9 Responses to “Greenspan’s Autobiography”

  1. Akhil Jain said

    Hey Jerry,

    Well i’m looking forward to read this book too.
    Stimulated by your blog, I read Capitalism: The Unknown Ideal, which was an excellent read, and which i plan to re-read. i’d loved the essays on the property status of airwaves, patents and copyrights, the articles by Alan Greenspan, the essay on how the capital markets are an in- built regulator of Capitalism by efficiently allocating resources, making funds easily available wherever money is to be made and thus promoting free enterprise and competition and preventing coercive monopolies.


  2. Ergo said

    Hi Akhil! Good to hear from you after such a while. 🙂

    I’m glad you enjoyed reading CTUI. I can’t remember if I told you earlier or not, but the arguments presented in the CTUI might make a lot more sense to you–and therefore, be more persuasive–if you have read The Virtue of Selfishness. It gives you the moral framework from which the defense of Capitalism is mounted. Of course, if you already have a good familiarity with the Objectivist ethics, then you may find the book repetitive. But I’d say there’s always new integrations to be discovered by reading the book and reinforcing your grasp of the ideas.
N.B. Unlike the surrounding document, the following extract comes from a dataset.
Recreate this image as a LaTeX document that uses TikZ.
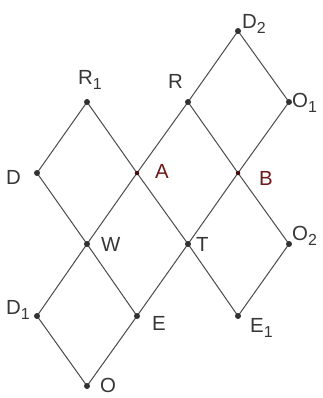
\documentclass[tikz,border=0pt]{standalone}
\usepackage{fontspec}
\setmainfont{Liberation Sans}
\definecolor{linec}{RGB}{75,75,75}
\definecolor{dotc}{RGB}{50,50,50}
\definecolor{labc}{RGB}{55,55,55}
\definecolor{redc}{RGB}{110,25,25}
\newcommand{\lsub}[1]{\raisebox{-5bp}{\fontsize{16}{16}\selectfont #1}}
\begin{document}
\begin{tikzpicture}[x=1bp,y=-1bp,
  seg/.style={draw=linec,line width=1bp},
  pt/.style={circle,fill=dotc,inner sep=0pt,minimum size=6bp},
  ptred/.style={circle,fill=redc!60!black,inner sep=0pt,minimum size=4.5bp},
  lab/.style={text=labc,font=\fontsize{20.5}{20}\selectfont,inner sep=0pt},
  labred/.style={text=redc,font=\fontsize{20.5}{20}\selectfont,inner sep=0pt}]
\useasboundingbox (0,0) rectangle (323,398);
% points
\coordinate (D2) at (238,31);
\coordinate (R1) at (87,102);
\coordinate (R) at (188,102);
\coordinate (O1) at (289,102);
\coordinate (D) at (37,173);
\coordinate (A) at (137,173);
\coordinate (B) at (238,173);
\coordinate (W) at (87,244);
\coordinate (T) at (188,244);
\coordinate (O2) at (289,244);
\coordinate (D1) at (37,316);
\coordinate (E) at (137,316);
\coordinate (E1) at (238,316);
\coordinate (O) at (87,386);
% segments
\draw[seg] (D) -- (R1);
\draw[seg] (R1) -- (A) -- (T) -- (E1);
\draw[seg] (D) -- (W) -- (E);
\draw[seg] (D1) -- (W) -- (A) -- (R) -- (D2);
\draw[seg] (D1) -- (O);
\draw[seg] (O) -- (E) -- (T) -- (B) -- (O1);
\draw[seg] (D2) -- (O1);
\draw[seg] (R) -- (B) -- (O2);
\draw[seg] (O2) -- (E1);
% dots
\foreach \p in {D2,R1,R,O1,D,W,T,O2,D1,E,E1,O}
  \node[pt] (dot\p) at (\p) {};
\node[ptred] (dotA) at (A) {};
\node[ptred] (dotB) at (B) {};
% labels
\node[lab,anchor=base west] (lD2) at (242,28) {D\lsub{2}};
\node[lab,anchor=base west] (lR1) at (78,84) {R\lsub{1}};
\node[lab,anchor=base west] (lR) at (168,88) {R};
\node[lab,anchor=base west] (lO1) at (292,107) {O\lsub{1}};
\node[lab,anchor=base west] (lD) at (6,184) {D};
\node[labred,anchor=base west] (lA) at (155,178) {A};
\node[labred,anchor=base west] (lB) at (259,185) {B};
\node[lab,anchor=base west] (lW) at (101,251) {W};
\node[lab,anchor=base west] (lT) at (196,251) {T};
\node[lab,anchor=base west] (lO2) at (292,240) {O\lsub{2}};
\node[lab,anchor=base west] (lD1) at (6,314) {D\lsub{1}};
\node[lab,anchor=base west] (lE) at (152,330) {E};
\node[lab,anchor=base west] (lE1) at (250,332) {E\lsub{1}};
\node[lab,anchor=base west] (lO) at (100,392) {O};
\end{tikzpicture}
\end{document}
    Well, hope all else is well.

  3. rambodoc said

    I remember having read Rand (or Peikoff) castigate Greenspan for being an economic Czar. I can’t give you a reference, but this is something I have surely read in days long past. I just don’t remember who exactly said this.

  4. rambodoc said

    On second thoughts, it must have been post-Rand, because he came in much later into the Fed Reserve.

  5. Ergo said

    I’m not aware of the specifics. But I’ve come across other folks just making the point about Greenspan joining the government as ironic given his associated with Rand. Well, I’m sure this matter will be addressed in his book.

  6. akhil said

    Hi Jerry!

    As suggested by you, i’d read The Virtue of Selfishness first and then read CTUI.:)
    Yeah i guess TVS and your blog made CTUI more convincing. Earlier i used to see Capitalism as the most efficient economic system and my belief in it arose from that perspective-it creates economic opportunities and choices, and not from the moral framework which Ayn Rand presents as the only political and economic system consistent with the nature of man-his evolving, volitional and conceptual nature.
    Without the moral basis that Ayn Rand provides, my conviction in Capitalism would’nt have been absolute as it is now.

    By the way, i’m now an atheist.So tell me how many people have you converted?:)


  7. Ergo said

    “By the way, i’m now an atheist.So tell me how many people have you converted?:)”

    Haha! Akhil, so very good for you! And I’m happy to hear it. You have walked into the light; and quite literally, you have saved yourself.

  8. mahendrap said

    I have seen a TV documentary or program with Leonard Peikoff being asked about Greenspan. He didn’t say much, except to distance himself and the ARI from Greenspan’s economic policies since he went to the Fed Reserve.

    But, he surely has lots of interesting stuff to tell – I’m excited as well!

  9. Ergo said

    I’m already disappointed with several issues in the book. Alan Greenspan *repeatedly* misspells Ayn Rand’s philosophy as “objectivism”; it is a Proper noun! It’s supposed to be “Objectivism.”

    Next, he attributes some fabricated ethical tenet as one of Objectivism’s when he says that all men have an innate nobility. Given all my studies into Objectivism, nowhere have I encountered such an idea or tenet. Perhaps, there some meaning to his statement that I’m missing.

    For a man who was so close to Ayn Rand for so many decades of his life–even being her collaborator on writing projects, I find these errors egregious!